First, "if you take all that" probably indicates that the following statements are conditional, not absolute. I think any honest interpretation has to admit that. Seeing it presented with certainty as an absolute statement bothers me.
Second, half of the HCs who are invited to give closing statements are supposed to speak on behalf of the accused. It's not at all clear to me that the HC quoted above represented Bill, but the chances are decent.
We might try to use council procedure to infer whether the HC was assigned to represent Bill, but that doesn't work out well. Here's how it's supposed to go:
1. The SP invites two, four or six HCs to give their views.
2. An HC assigned to represent the church speaks.
3. An HC assigned to represent the accused speaks.
(Repeat 2 and 3 as necessary.)
4. The accused speaks.
5. The council is adjourned.
The SP had asked whether the proceedings were fair to the church, which doesn't sound like requesting closing statements to me, and he asked for only three. But the statements occured in the correct place to be closing statements, because then the SP invited Bill to speak, the SP spoke, and the council was adjourned.

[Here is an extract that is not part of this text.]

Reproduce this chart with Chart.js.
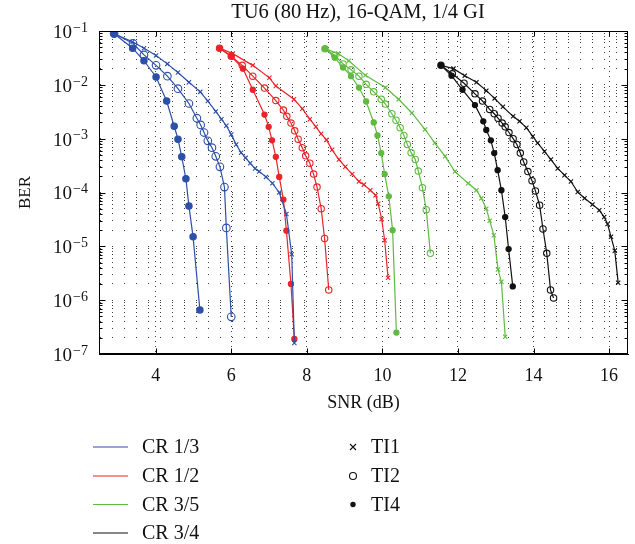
<!DOCTYPE html>
<html>
<head>
<meta charset="utf-8">
<script src="https://cdn.jsdelivr.net/npm/chart.js@4.4.0/dist/chart.umd.min.js"></script>
<style>
  html, body { margin: 0; padding: 0; background: #fff; }
</style>
</head>
<body>
<canvas id="berChart" width="635" height="544"></canvas>
<script>
const titleText = "TU6 (80\u2009Hz), 16-QAM, 1/4 GI"
const xTicks = [4, 6, 8, 10, 12, 14, 16]
const yExponents = [-7, -6, -5, -4, -3, -2, -1]

const codeRates = ["CR 1/3", "CR 1/2", "CR 3/5", "CR 3/4"]
const rateColors = ["#2c4fa9", "#ec2328", "#5fbb40", "#111111"]
const interleavers = ["TI1", "TI2", "TI4"]

// CR 1/3
const snr_13_ti1 = [2.90, 3.39, 3.69, 4.01, 4.31, 4.59, 4.88, 5.18, 5.38, 5.59, 5.74, 5.87, 6.00, 6.13, 6.26, 6.38, 6.50, 6.63, 6.74, 6.92, 7.09, 7.27, 7.46, 7.60, 7.67]
const ber_13_ti1 = [8.9e-2, 6.3e-2, 4.8e-2, 3.5e-2, 2.45e-2, 1.7e-2, 1.12e-2, 7.4e-3, 5.0e-3, 3.2e-3, 2.3e-3, 1.74e-3, 1.2e-3, 7.8e-4, 5.5e-4, 4.4e-4, 3.5e-4, 2.8e-4, 2.45e-4, 1.95e-4, 1.48e-4, 1.0e-4, 4.0e-5, 7.1e-6, 1.6e-7]
const snr_13_ti2 = [2.90, 3.40, 3.69, 4.01, 4.31, 4.59, 4.88, 5.09, 5.19, 5.28, 5.38, 5.49, 5.59, 5.70, 5.82, 5.87, 6.00]
const ber_13_ti2 = [8.9e-2, 5.9e-2, 3.6e-2, 2.3e-2, 1.45e-2, 8.5e-3, 4.5e-3, 2.4e-3, 1.8e-3, 1.3e-3, 9.1e-4, 6.8e-4, 4.7e-4, 3.0e-4, 1.26e-4, 2.2e-5, 4.9e-7]
const snr_13_ti4 = [2.90, 3.39, 3.69, 4.01, 4.29, 4.49, 4.59, 4.69, 4.80, 4.88, 4.99, 5.17]
const ber_13_ti4 = [8.9e-2, 4.8e-2, 2.8e-2, 1.4e-2, 5.0e-3, 1.7e-3, 9.8e-4, 4.6e-4, 1.8e-4, 5.6e-5, 1.5e-5, 6.6e-7]

// CR 1/2
const snr_12_ti1 = [5.69, 6.04, 6.57, 7.01, 7.18, 7.66, 7.88, 8.08, 8.24, 8.38, 8.52, 8.67, 8.85, 9.02, 9.20, 9.38, 9.51, 9.68, 9.82, 9.89, 9.98, 10.06, 10.15]
const ber_12_ti1 = [4.8e-2, 3.8e-2, 2.3e-2, 1.35e-2, 9.5e-3, 5.4e-3, 3.6e-3, 2.3e-3, 1.66e-3, 1.23e-3, 9.5e-4, 6.2e-4, 4.1e-4, 3.0e-4, 2.2e-4, 1.6e-4, 1.4e-4, 1.1e-4, 8.9e-5, 6.2e-5, 3.2e-5, 1.3e-5, 2.6e-6]
const snr_12_ti2 = [5.69, 6.00, 6.29, 6.57, 6.88, 7.18, 7.38, 7.47, 7.58, 7.68, 7.77, 7.88, 7.97, 8.08, 8.18, 8.27, 8.38, 8.47, 8.58]
const ber_12_ti2 = [4.8e-2, 3.4e-2, 2.3e-2, 1.45e-2, 8.7e-3, 5.1e-3, 3.4e-3, 2.6e-3, 1.95e-3, 1.4e-3, 9.8e-4, 6.8e-4, 4.8e-4, 3.5e-4, 2.2e-4, 1.26e-4, 5.0e-5, 1.4e-5, 1.55e-6]
const snr_12_ti4 = [5.69, 6.00, 6.31, 6.57, 6.88, 6.99, 7.08, 7.18, 7.27, 7.38, 7.46, 7.58, 7.67]
const ber_12_ti4 = [4.8e-2, 3.4e-2, 2.0e-2, 8.1e-3, 2.8e-3, 1.66e-3, 9.3e-4, 4.6e-4, 1.95e-4, 7.4e-5, 1.95e-5, 2.0e-6, 1.9e-7]

// CR 3/5
const snr_35_ti1 = [8.48, 8.83, 9.11, 9.55, 10.08, 10.43, 10.78, 11.13, 11.39, 11.66, 11.92, 12.27, 12.49, 12.62, 12.75, 12.84, 12.95, 13.06, 13.15, 13.25]
const ber_35_ti1 = [4.7e-2, 3.8e-2, 2.8e-2, 1.5e-2, 8.9e-3, 5.4e-3, 3.0e-3, 1.48e-3, 8.3e-4, 4.7e-4, 2.45e-4, 1.48e-4, 1.1e-4, 7.8e-5, 5.0e-5, 3.0e-5, 1.6e-5, 3.7e-6, 2.2e-6, 2.1e-7]
const snr_35_ti2 = [8.48, 8.74, 8.96, 9.17, 9.38, 9.57, 9.77, 9.97, 10.08, 10.25, 10.36, 10.47, 10.57, 10.66, 10.76, 10.87, 10.95, 11.06, 11.16, 11.27]
const ber_35_ti2 = [4.7e-2, 3.5e-2, 2.45e-2, 1.9e-2, 1.45e-2, 1.02e-2, 7.4e-3, 5.4e-3, 4.4e-3, 2.9e-3, 2.2e-3, 1.6e-3, 1.15e-3, 7.8e-4, 5.5e-4, 4.1e-4, 2.5e-4, 1.23e-4, 4.8e-5, 7.4e-6]
const snr_35_ti4 = [8.48, 8.74, 8.96, 9.17, 9.38, 9.57, 9.77, 9.87, 9.97, 10.06, 10.17, 10.27, 10.37]
const ber_35_ti4 = [4.7e-2, 3.2e-2, 2.1e-2, 1.45e-2, 8.9e-3, 4.9e-3, 2.0e-3, 1.15e-3, 5.4e-4, 2.2e-4, 8.5e-5, 2.0e-5, 2.5e-7]

// CR 3/4
const snr_34_ti1 = [11.55, 11.88, 12.18, 12.49, 12.75, 12.97, 13.19, 13.46, 13.63, 13.81, 13.98, 14.11, 14.29, 14.46, 14.64, 14.82, 14.99, 15.17, 15.35, 15.56, 15.74, 15.87, 15.96, 16.05, 16.15, 16.24]
const ber_34_ti1 = [2.3e-2, 2.0e-2, 1.48e-2, 1.12e-2, 7.8e-3, 5.6e-3, 3.9e-3, 2.6e-3, 2.1e-3, 1.6e-3, 1.1e-3, 8.3e-4, 5.8e-4, 4.1e-4, 2.8e-4, 2.1e-4, 1.6e-4, 1.02e-4, 7.8e-5, 6.0e-5, 4.7e-5, 3.5e-5, 2.6e-5, 1.5e-5, 8.3e-6, 2.1e-6]
const snr_34_ti2 = [11.55, 11.85, 12.16, 12.45, 12.65, 12.84, 12.96, 13.06, 13.17, 13.25, 13.35, 13.46, 13.56, 13.65, 13.74, 13.85, 13.96, 14.05, 14.16, 14.25, 14.35, 14.45, 14.53]
const ber_34_ti2 = [2.3e-2, 1.6e-2, 1.07e-2, 6.8e-3, 5.0e-3, 3.5e-3, 2.9e-3, 2.4e-3, 1.95e-3, 1.66e-3, 1.3e-3, 1.0e-3, 7.8e-4, 5.4e-4, 3.7e-4, 2.45e-4, 1.66e-4, 1.07e-4, 5.8e-5, 2.1e-5, 7.4e-6, 1.55e-6, 1.1e-6]
const snr_34_ti4 = [11.55, 11.83, 12.12, 12.45, 12.67, 12.75, 12.87, 12.96, 13.05, 13.15, 13.25, 13.34, 13.45]
const ber_34_ti4 = [2.3e-2, 1.48e-2, 8.1e-3, 4.2e-3, 2.1e-3, 1.45e-3, 9.3e-4, 5.4e-4, 2.6e-4, 1.1e-4, 3.5e-5, 8.9e-6, 1.8e-6]

const curves = [
	[0, 0, snr_13_ti1, ber_13_ti1], [0, 1, snr_13_ti2, ber_13_ti2], [0, 2, snr_13_ti4, ber_13_ti4],
	[1, 0, snr_12_ti1, ber_12_ti1], [1, 1, snr_12_ti2, ber_12_ti2], [1, 2, snr_12_ti4, ber_12_ti4],
	[2, 0, snr_35_ti1, ber_35_ti1], [2, 1, snr_35_ti2, ber_35_ti2], [2, 2, snr_35_ti4, ber_35_ti4],
	[3, 0, snr_34_ti1, ber_34_ti1], [3, 1, snr_34_ti2, ber_34_ti2], [3, 2, snr_34_ti4, ber_34_ti4],
]

const serif = "'Liberation Serif', 'DejaVu Serif', serif"
Chart.defaults.font.family = serif
Chart.defaults.color = "#111"

// every minor/major value of the log axis, for grid lines and inner ticks
const yTickValues = []
yExponents.forEach(e => {
	const step = Math.pow(10, e)
	if (e === -1) { yTickValues.push(step); return }
	for (let m = 1; m <= 9; m++) yTickValues.push(m * step)
})

const datasets = curves.map(([r, t, snr, ber]) => {
	const color = rateColors[r]
	const big = r === 0 ? 0.6 : 0
	return {
		label: codeRates[r] + " " + interleavers[t],
		data: snr.map((x, i) => ({ x: x, y: ber[i] })),
		borderColor: color,
		borderWidth: 1.2,
		tension: 0,
		pointStyle: t === 0 ? "crossRot" : "circle",
		pointRadius: t === 0 ? 3 : (t === 1 ? 3.2 + big : 2.6 + big),
		pointBorderWidth: 1.1,
		pointBorderColor: color,
		pointBackgroundColor: t === 2 ? color : "rgba(0,0,0,0)",
		fill: false,
	}
})

const decorations = {
	id: "decorations",
	afterDraw(c) {
		const { ctx, chartArea: a } = c
		const xs = c.scales.x
		const ys = c.scales.y
		const L = Math.round(a.left) + 0.5, R = Math.round(a.right) - 0.5
		const T = Math.round(a.top) + 0.5, B = Math.round(a.bottom) - 0.5
		ctx.save()
		ctx.strokeStyle = "#000"
		ctx.lineWidth = 1
		ctx.strokeRect(L, T, R - L, B - T)

		// inner ticks on all four sides
		ctx.beginPath()
		xTicks.forEach(v => {
			const px = Math.round(xs.getPixelForValue(v)) + 0.5
			ctx.moveTo(px, B); ctx.lineTo(px, B - 5)
			ctx.moveTo(px, T); ctx.lineTo(px, T + 5)
		})
		yTickValues.forEach(v => {
			const py = Math.round(ys.getPixelForValue(v)) + 0.5
			const len = Math.abs(Math.log10(v) - Math.round(Math.log10(v))) < 1e-6 ? 6 : 3
			ctx.moveTo(L, py); ctx.lineTo(L + len, py)
			ctx.moveTo(R, py); ctx.lineTo(R - len, py)
		})
		ctx.stroke()

		// y labels as 10 with a raised exponent
		ctx.fillStyle = "#111"
		ctx.textBaseline = "middle"
		ctx.textAlign = "right"
		yExponents.forEach(e => {
			const py = ys.getPixelForValue(Math.pow(10, e))
			const sup = "\u2212" + Math.abs(e)
			ctx.font = "14px " + serif
			ctx.fillText(sup, a.left - 11, py - 3)
			const w = ctx.measureText(sup).width
			ctx.font = "19px " + serif
			ctx.fillText("10", a.left - 12 - w, py + 2)
		})

		// title
		ctx.textAlign = "center"
		ctx.font = "20.5px " + serif
		ctx.fillText(titleText, 358, 13)

		// legend: code rates (lines) and interleavers (markers)
		const rows = [447, 476, 504.5, 533]
		ctx.font = "20px " + serif
		ctx.textAlign = "left"
		codeRates.forEach((name, i) => {
			ctx.strokeStyle = rateColors[i]
			ctx.lineWidth = 1.2
			ctx.beginPath()
			ctx.moveTo(93, rows[i]); ctx.lineTo(128, rows[i])
			ctx.stroke()
			ctx.fillText(name, 142, rows[i] + 1)
		})
		ctx.strokeStyle = "#111"
		ctx.fillStyle = "#111"
		ctx.lineWidth = 1.1
		interleavers.forEach((name, i) => {
			const y = rows[i]
			ctx.beginPath()
			if (i === 0) {
				ctx.moveTo(350, y - 3); ctx.lineTo(356, y + 3)
				ctx.moveTo(356, y - 3); ctx.lineTo(350, y + 3)
				ctx.stroke()
			} else if (i === 1) {
				ctx.arc(353, y, 3.5, 0, Math.PI * 2)
				ctx.stroke()
			} else {
				ctx.arc(353, y, 2.7, 0, Math.PI * 2)
				ctx.fill()
			}
			ctx.fillText(name, 371, y + 1)
		})
		ctx.restore()
	},
}

const chart = new Chart(document.getElementById("berChart").getContext("2d"), {
	type: "line",
	data: { datasets: datasets },
	options: {
		responsive: false,
		animation: false,
		layout: { padding: { top: 31, right: 7, bottom: 126, left: 0 } },
		plugins: {
			legend: { display: false },
			tooltip: { enabled: false },
		},
		scales: {
			x: {
				type: "linear",
				min: 2.5,
				max: 16.5,
				afterBuildTicks: s => { s.ticks = xTicks.map(v => ({ value: v })) },
				afterFit: s => { s.height = 64 },
				ticks: { padding: 11, font: { size: 18 }, color: "#111" },
				grid: { color: "rgba(0,0,0,0.75)", drawTicks: false, lineWidth: 1 },
				border: { display: true, color: "#000", dash: [1, 4] },
				title: { display: true, text: "SNR (dB)", font: { size: 18 }, padding: { top: 0, bottom: 4 }, color: "#111" },
			},
			y: {
				type: "logarithmic",
				min: 1e-7,
				max: 1e-1,
				afterBuildTicks: s => { s.ticks = yTickValues.map(v => ({ value: v })) },
				afterFit: s => { s.width = 99 },
				ticks: { display: false },
				grid: { color: "rgba(0,0,0,0.75)", drawTicks: false, lineWidth: 1 },
				border: { display: true, color: "#000", dash: [1, 11] },
				title: { display: true, text: "BER", font: { size: 17 }, padding: { top: 15, bottom: 0 }, color: "#111" },
			},
		},
	},
	plugins: [decorations],
})
</script>
</body>
</html>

I think the HC was either assigned to represent Bill, or he followed the spirit of the law and represented Bill anyway. On that basis, I have a hard time seeing the HC's statement as a grand admission of guilt. Add to that its conditional nature, and it seems nearly impossible that it was.
We know the DC was a kangaroo court. The transcript additionally shows that it wasn't well-run. It also suggests that the SP thought that respecting time constraints was more important than protecting Bill, but not more important than protecting the church or bearing his own testimony. I can understand signing an NDA in bad faith given the nature of DCs for apostasy. Further, the NDA exists only to protect the church, which is the opposite of the reason Handbook 1 gives for confidentiality, which is to protect the accused. It's worth its weight in used toilet paper.
Still, if Bill wants to maintain his integrity, I think he has to correct himself on his probable misrepresentation.
You were born to trust, not fear. It is your birthright.